If  both the roots of the quadratic equation  $x^2-mx+4=0$  are real and distinct and they lie in the interval  $[1,5]$ , then m lies in the interval : 

Given quadratic equation is  $x^2-mx+4=0$
Both the roots are real and distinct.
So, discriminant  $b^2-4ac>0$ .
 $\therefore m^2-\mathrm{4.1.4}>0$
$\therefore (m-4)(m+4)>0;\therefore m\in (-\infty ,-4)\cup (4,\infty )$                -----------------(i)
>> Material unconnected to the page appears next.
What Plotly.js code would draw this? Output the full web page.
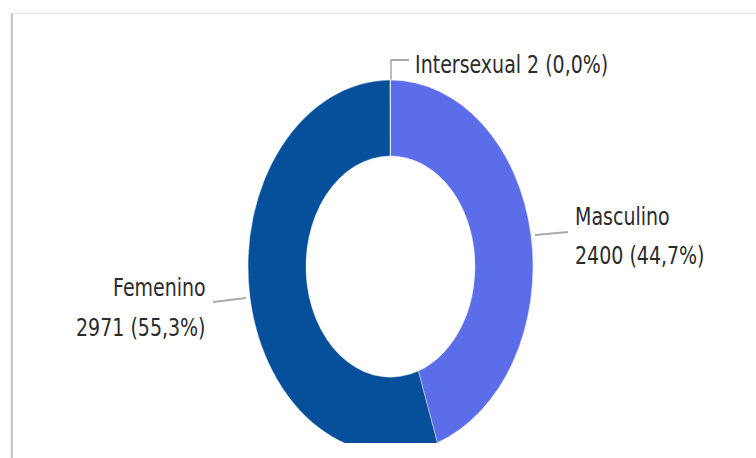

Since, both roots lies in  $[1,5]$
 $1<\frac{-b}{2a}<5;\therefore -\frac{-m}{2}\in (1,5)$
$\Rightarrow m\in (2,10)$                                                                                    ----------------(ii)
And  $f\left(1\right)>0\Rightarrow (1-m+4)>0\Rightarrow m<5$
$\therefore m\in (-\infty ,5)$                                                                   ----------------(iii)
And  $f\left(5\right)>0\Rightarrow (25-5m+4)>0\Rightarrow m<\frac{29}{5}$
$\therefore m\in (-\infty ,\frac{29}{5})$                                                                 ----------------(iv)
From (i), (ii), (iii) and (iv), m  $\in$  (4,5)